Nabeel Rajab, president of the Bahrain Center for Human Rights, and a critic of al-Khalifa Regime, said four grenades were fired at the house at 3:30 a.m. Saturday in the village of Bani Jamra, Bahrain, and two broke through the windows in quarters occupied by his brother, Nader, and his family. A third went off in the compound.
He called the attack an attempt "to murder a member of my family to pressure me to stop my human rights activities," and described a harrowing scene of living quarters filled with acrid smoke that made breathing almost impossible.
"We had very frightening moments rescuing my brother and his wife and his daughter, as they were close to suffocation," Rajab told McClatchy Saturday night.
It was the second time in a month that Rajab's house had come under such an attack, following an attack on April 18 when three teargas grenades were fired.
According to Rajab, who is one of the best informed people on human rights abuses on the island off the Saudi Arabian coast, there's been no sign of a letup in the use of security forces to block peaceful protests.

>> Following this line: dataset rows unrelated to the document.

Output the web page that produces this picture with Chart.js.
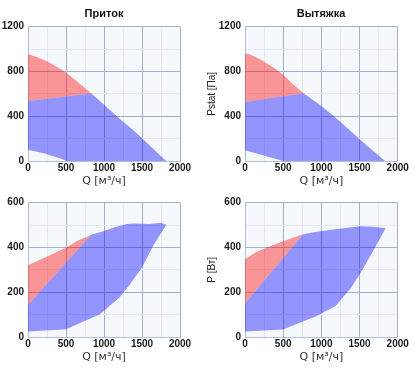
<!DOCTYPE html>
<html><head><meta charset="utf-8">
<script src="https://cdn.jsdelivr.net/npm/chart.js@4"></script>
<style>
html,body{margin:0;padding:0;background:#fff;overflow:hidden;width:417px;height:371px}
#wrap{position:relative;width:417px;height:371px;overflow:hidden;background:#fff}
canvas{position:absolute}
</style></head><body><div id="wrap">
<canvas id="c1" width="208" height="188" style="left:0;top:0"></canvas>
<canvas id="c2" width="242" height="188" style="left:200px;top:0"></canvas>
<canvas id="c3" width="208" height="183" style="left:0;top:188px"></canvas>
<canvas id="c4" width="242" height="183" style="left:200px;top:188px"></canvas>
</div>
<script>
// ---- titles / labels ----
const titles = ['Приток', 'Вытяжка'];
const xTitle = 'Q [м³/ч]';
const yTitlePressure = 'Pstat [Па]';
const yTitlePower = 'P [Вт]';

// ---- axis ranges / ticks ----
const qMax = 2000, qStep = 250, qLabelStep = 500;
const pMax = 1200, pStep = 200, pLabelStep = 400;
const wMax = 600, wStep = 100, wLabelStep = 200;

// ---- Приток, Pstat ----
const supPresRedQ = [0, 132, 263, 395, 500, 614, 746, 833, 0];
const supPresRedV = [955, 925, 887, 836, 791, 728, 654, 603, 537];
const supPresBlueQ = [0, 833, 1009, 1228, 1360, 1491, 1667, 1820, 504, 439, 219, 0];
const supPresBlueV = [537, 603, 498, 364, 290, 209, 96, 0, 0, 21, 66, 101];

// ---- Вытяжка, Pstat ----
const extPresRedQ = [0, 44, 132, 219, 395, 500, 614, 768, 0];
const extPresRedV = [961, 955, 931, 901, 827, 770, 695, 606, 528];
const extPresBlueQ = [0, 768, 1009, 1184, 1300, 1491, 1667, 1835, 500, 0];
const extPresBlueV = [528, 606, 488, 388, 320, 200, 96, 0, 0, 96];

// ---- Приток, P ----
const supPowRedQ = [0, 200, 505, 636, 833, 0];
const supPowRedV = [321, 352, 400, 428, 457, 144];
const supPowBlueQ = [0, 833, 1009, 1140, 1300, 1400, 1600, 1750, 1820, 1650, 1500, 1340, 1200, 940, 500, 0];
const supPowBlueV = [144, 457, 475, 490, 505, 507, 505, 510, 502, 410, 310, 235, 175, 100, 35, 25];

// ---- Вытяжка, P ----
const extPowRedQ = [0, 153, 372, 503, 635, 762, 0];
const extPowRedV = [347, 381, 411, 428, 445, 459, 150];
const extPowBlueQ = [0, 762, 941, 1160, 1510, 1685, 1842, 1680, 1520, 1390, 1190, 945, 500, 0];
const extPowBlueV = [150, 459, 470, 480, 495, 492, 486, 385, 290, 220, 140, 95, 33, 25];

const RED = 'rgba(255,0,0,0.40)';
const BLUE = 'rgba(0,0,255,0.40)';
const MAJOR = '#a3b0cc';
const MINOR = '#e3e8f1';
const TICKFONT = {family: '"Liberation Sans Narrow","Liberation Sans",Arial,sans-serif', size: 10, weight: 'bold'};

const pts = (qs, vs) => qs.map((q, i) => ({x: q, y: vs[i]}));

const bgPlugin = {
  id: 'plotBg',
  beforeDraw(chart) {
    const {ctx, chartArea: a} = chart;
    ctx.save();
    ctx.fillStyle = '#f5f8fc';
    ctx.fillRect(a.left, a.top, a.right - a.left, a.bottom - a.top);
    ctx.restore();
  }
};

function makeChart(id, o) {
  const ds = (qs, vs, color) => ({
    data: pts(qs, vs), showLine: true, fill: 'shape', backgroundColor: color,
    borderColor: 'transparent', borderWidth: 0, pointRadius: 0, tension: 0
  });
  return new Chart(document.getElementById(id), {
    type: 'scatter',
    data: {datasets: [ds(o.blueQ, o.blueV, BLUE), ds(o.redQ, o.redV, RED)]},
    plugins: [bgPlugin],
    options: {
      responsive: false, animation: false, devicePixelRatio: 1,
      layout: {padding: {top: o.padTop || 0, bottom: o.padBottom || 0, left: 0, right: 0}},
      plugins: {
        legend: {display: false}, tooltip: {enabled: false},
        title: {display: !!o.title, text: o.title || '', color: '#111',
          font: {family: '"Liberation Sans",Arial,sans-serif', size: 11, weight: 'bold'},
          padding: {top: 7, bottom: 6.5}}
      },
      scales: {
        x: {
          type: 'linear', min: 0, max: qMax,
          grid: {drawTicks: false, lineWidth: 1,
            color: c => (c.tick && c.tick.value % qLabelStep === 0) ? MAJOR : MINOR},
          border: {color: '#b3bfd8'},
          ticks: {stepSize: qStep, autoSkip: false, maxRotation: 0, padding: 1.5, color: '#1a1a1a', font: TICKFONT,
            callback: v => v % qLabelStep === 0 ? String(v) : ''},
          title: {display: true, text: xTitle, color: '#333',
            font: {family: '"DejaVu Sans",sans-serif', size: 11}, padding: {top: 0, bottom: 0}},
          afterFit: s => { s.height = 27; s.paddingLeft = 0; s.paddingRight = o.padRight; }
        },
        y: {
          type: 'linear', min: 0, max: o.yMax,
          grid: {drawTicks: false, lineWidth: 1,
            color: c => (c.tick && c.tick.value % o.yLabelStep === 0) ? MAJOR : MINOR},
          border: {color: '#b3bfd8'},
          ticks: {stepSize: o.yStep, autoSkip: false, padding: 4, color: '#1a1a1a', font: TICKFONT,
            callback: v => v % o.yLabelStep === 0 ? String(v) : ''},
          title: {display: !!o.yTitle, text: o.yTitle || '', color: '#222',
            font: {family: '"Liberation Sans",Arial,sans-serif', size: 10}, padding: {top: 6, bottom: 0}},
          afterFit: s => { s.width = o.yWidth; s.paddingTop = 0; s.paddingBottom = 0; }
        }
      }
    }
  });
}

makeChart('c1', {title: titles[0], redQ: supPresRedQ, redV: supPresRedV, blueQ: supPresBlueQ, blueV: supPresBlueV,
  yMax: pMax, yStep: pStep, yLabelStep: pLabelStep, yWidth: 28, padRight: 28});
makeChart('c2', {title: titles[1], redQ: extPresRedQ, redV: extPresRedV, blueQ: extPresBlueQ, blueV: extPresBlueV,
  yMax: pMax, yStep: pStep, yLabelStep: pLabelStep, yWidth: 45, padRight: 44.3, yTitle: yTitlePressure});
makeChart('c3', {redQ: supPowRedQ, redV: supPowRedV, blueQ: supPowBlueQ, blueV: supPowBlueV,
  yMax: wMax, yStep: wStep, yLabelStep: wLabelStep, yWidth: 28, padRight: 28, padTop: 14.7, padBottom: 7});
makeChart('c4', {redQ: extPowRedQ, redV: extPowRedV, blueQ: extPowBlueQ, blueV: extPowBlueV,
  yMax: wMax, yStep: wStep, yLabelStep: wLabelStep, yWidth: 45, padRight: 44.3, padTop: 14.7, padBottom: 7, yTitle: yTitlePower});
</script>
</body></html>
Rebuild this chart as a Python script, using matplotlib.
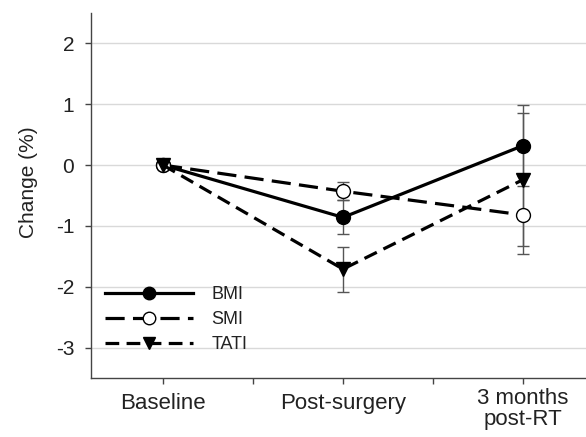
import matplotlib
matplotlib.use("Agg")
import matplotlib.pyplot as plt
import matplotlib.transforms as mtransforms
import numpy as np

plt.rcParams['font.family'] = ['Liberation Sans', 'DejaVu Sans']

categories = ["Baseline", "Post-surgery", "3 months\npost-RT"]
bmi = [0.0, -0.86, 0.32]
bmi_err = [0.0, 0.28, 0.66]
smi = [0.0, -0.43, -0.82]
smi_err = [0.0, 0.15, 0.64]
tati = [0.0, -1.71, -0.24]
tati_err = [0.0, 0.37, 1.09]
yticks = [-3, -2, -1, 0, 1, 2]

W, H = 586, 437
fig = plt.figure(figsize=(W / 100, H / 100), dpi=100)
ax_l, ax_r, ax_t, ax_b = 91, 586, 13, 378
ax = fig.add_axes([ax_l / W, 1 - ax_b / H, (ax_r - ax_l) / W, (ax_b - ax_t) / H])

x = np.arange(len(categories))
err_kw = dict(fmt='none', ecolor='#555555', elinewidth=1.0, capsize=4, capthick=1.0, zorder=2)
ax.errorbar(x[1:], bmi[1:], yerr=bmi_err[1:], **err_kw)
ax.errorbar(x[1:], smi[1:], yerr=smi_err[1:], **err_kw)
ax.errorbar(x[1:], tati[1:], yerr=tati_err[1:], **err_kw)

lw = 2.3
ax.plot(x, bmi, color='black', lw=lw, marker='o', ms=10, mfc='black', mec='black',
        label='BMI', zorder=3)
ax.plot(x, smi, color='black', lw=lw, dashes=(6, 2.6), marker='o', ms=10, mfc='white',
        mec='black', mew=1.0, label='SMI', zorder=3)
ax.plot(x, tati, color='black', lw=lw, dashes=(4.3, 2.3), marker='v', ms=10, mfc='black',
        mec='black', label='TATI', zorder=3)

ax.set_xlim(-0.4, -0.4 + (ax_r - ax_l) / 180)
ax.set_ylim(-3.5, 2.5)
ax.set_yticks(yticks)
ax.set_yticklabels([str(v) for v in yticks])
ax.set_xticks(x)
ax.set_xticklabels(categories)
ax.set_xticks([0.5, 1.5], minor=True)
ax.yaxis.grid(True, color='#d9d9d9', lw=1.0)
ax.set_axisbelow(True)

for s in ['top', 'right']:
    ax.spines[s].set_visible(False)
for s in ['left', 'bottom']:
    ax.spines[s].set_color('#444444')
    ax.spines[s].set_linewidth(1.0)

ax.tick_params(axis='y', which='major', length=4, width=1, color='#444444', pad=8,
               labelsize=15, labelcolor='#222222')
ax.tick_params(axis='x', which='major', length=4, width=1, color='#444444', pad=7,
               labelsize=16, labelcolor='#222222')
ax.tick_params(axis='x', which='minor', length=4, width=1, color='#444444')
xl = ax.get_xticklabels()
for lab in xl:
    lab.set_linespacing(1.0)
xl[2].set_transform(xl[2].get_transform() + mtransforms.ScaledTranslation(0, 5 / 100, fig.dpi_scale_trans))

fig.text(28 / W, 1 - 182 / H, "Change (%)", rotation=90, ha='center', va='center',
         fontsize=15, color='#222222')

leg = ax.legend(loc='upper left', bbox_to_anchor=(105 / W, 1 - 286 / H),
                bbox_transform=fig.transFigure, frameon=False, fontsize=13,
                handlelength=4.9, handletextpad=1.0, labelspacing=0.45,
                borderpad=0, borderaxespad=0, numpoints=1, markerscale=0.9)
for t in leg.get_texts():
    t.set_color('#222222')

fig.savefig("out.png", dpi=100)
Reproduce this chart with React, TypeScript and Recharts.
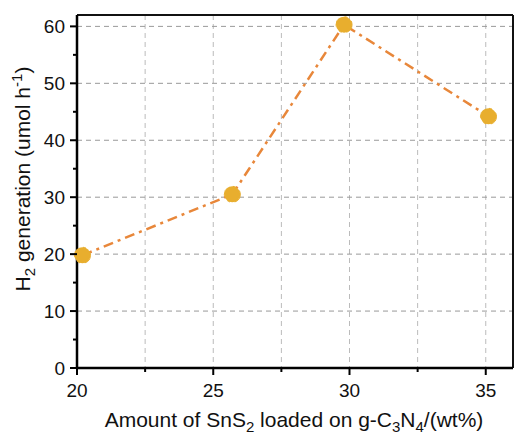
import {
  CartesianGrid,
  Customized,
  Line,
  LineChart,
  ReferenceLine,
  XAxis,
  YAxis,
} from "recharts"

const loading = [20.2, 25.7, 29.8, 35.1]
const h2Rate = [19.8, 30.5, 60.3, 44.2]
const xTicks = [20, 22.5, 25, 27.5, 30, 32.5, 35]
const xLabelled = [20, 25, 30, 35]
const yTicks = [0, 5, 10, 15, 20, 25, 30, 35, 40, 45, 50, 55, 60]
const yLabelled = [0, 10, 20, 30, 40, 50, 60]
const yGrid = [10, 20, 30, 40, 50, 60]

const data = loading.map((x, i) => ({ x, y: h2Rate[i] }))

const font = "'Liberation Sans', Arial, sans-serif"
const W = 515
const H = 434
const M = { top: 15, right: 2, left: 0, bottom: 0 }
const Y_W = 77
const X_H = 66

function XTick({ x, y, payload }: any) {
  const major = xLabelled.includes(payload.value)
  return (
    <g>
      <line x1={x} x2={x} y1={y} y2={y + (major ? 7 : 4)} stroke="#000" strokeWidth={2} />
      {major && (
        <text x={x} y={y + 29} textAnchor="middle" fontSize={19} fontFamily={font} fill="#111">
          {payload.value}
        </text>
      )}
    </g>
  )
}

function YTick({ x, y, payload }: any) {
  const major = yLabelled.includes(payload.value)
  return (
    <g>
      <line x1={x - (major ? 7 : 4)} x2={x} y1={y} y2={y} stroke="#000" strokeWidth={2} />
      {major && (
        <text x={x - 12} y={y + 7} textAnchor="end" fontSize={19} fontFamily={font} fill="#111">
          {payload.value}
        </text>
      )}
    </g>
  )
}

function Labels() {
  const left = M.left + Y_W
  const width = W - left - M.right
  return (
    <g>
      <text
        transform="translate(30, 179) rotate(-90)"
        textAnchor="middle"
        fontSize={21}
        fontFamily={font}
        fill="#111"
      >
        H<tspan fontSize={15} dy={5}>2</tspan>
        <tspan dy={-5}> generation (umol h</tspan>
        <tspan fontSize={15} dy={-8}>-1</tspan>
        <tspan dy={8}>)</tspan>
      </text>
      <text x={left + width / 2 - 1} y={427} textAnchor="middle" fontSize={21} fontFamily={font} fill="#111">
        Amount of SnS<tspan fontSize={15} dy={5}>2</tspan>
        <tspan dy={-5}> loaded on g-C</tspan>
        <tspan fontSize={15} dy={5}>3</tspan>
        <tspan dy={-5}>N</tspan>
        <tspan fontSize={15} dy={5}>4</tspan>
        <tspan dy={-5}>/(wt%)</tspan>
      </text>
    </g>
  )
}

export default function App() {
  return (
    <div style={{ position: "absolute", left: 0, top: 0, background: "#fff" }}>
      <LineChart width={W} height={H} data={data} margin={M}>
        <CartesianGrid horizontal={false} stroke="#bbb" strokeDasharray="5 4" />
        {yGrid.map((v) => (
          <ReferenceLine key={v} y={v} stroke="#999" strokeDasharray="5 4" />
        ))}
        <ReferenceLine y={62} stroke="#111" strokeWidth={2} />
        <ReferenceLine x={36} stroke="#111" strokeWidth={2} />
        <XAxis
          dataKey="x"
          type="number"
          domain={[20, 36]}
          ticks={xTicks}
          interval={0}
          tick={<XTick />}
          tickLine={false}
          tickSize={0}
          tickMargin={0}
          height={X_H}
          axisLine={{ stroke: "#000", strokeWidth: 2.5 }}
        />
        <YAxis
          type="number"
          domain={[0, 62]}
          ticks={yTicks}
          interval={0}
          tick={<YTick />}
          tickLine={false}
          tickSize={0}
          tickMargin={0}
          width={Y_W}
          axisLine={{ stroke: "#000", strokeWidth: 2.5 }}
        />
        <Customized component={Labels} />
        <Line
          dataKey="y"
          type="linear"
          stroke="#E8873A"
          strokeWidth={2.5}
          strokeDasharray="10 5 3 5"
          dot={{ r: 8, fill: "#E8AE2E", stroke: "#E8AE2E", strokeWidth: 1 }}
          isAnimationActive={false}
        />
      </LineChart>
    </div>
  )
}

Indeed, civilians who had been released after weeks in jail have been ordered to sign oaths saying they would not take part in anti-government protests again, and in the past four days have been ordered to appear again before a military judge, he said.
Meanwhile, protests continued in the village of Sitra Saturday. A YouTube video showed more than 50 youths marching and chanting "We want the regime to go," the mantra of the Arab Spring, as well as demanding that the government not apply the death penalty that a judge ordered following a secret trial of anti-government activists.
Bahrain has arrested hundreds of those who protested in the Pearl Roundabout from mid-February to mid-March, detained doctors and nurses who treated protesters shot or attacked by police, put the editors of the only opposition newspaper on trial and destroyed dozens of Shiite mosques and religious buildings.
Leading political figures in the country are in detention, most without charges, and their families say they've been brutally mistreated.
Rajab said luckily for his family, the teargas canisters landed on a tile floor and not on a carpet, which could have caught fire and killed the entire family while they were asleep. "My family have got nothing to do with my human rights work," he said, pleading for help to stop the government from organizing more attacks.
After an attack in mid-April, Human Rights Watch noted that the grenades were manufactured in the United States and were of a type to which only the Bahrain Defense Authorities had access.
Now it appears the Bahrain government has found a new supplier. Rajab said this time, the grenades were of a smaller dimension than in mid-April, and there were no markings to indicate a manufacturer.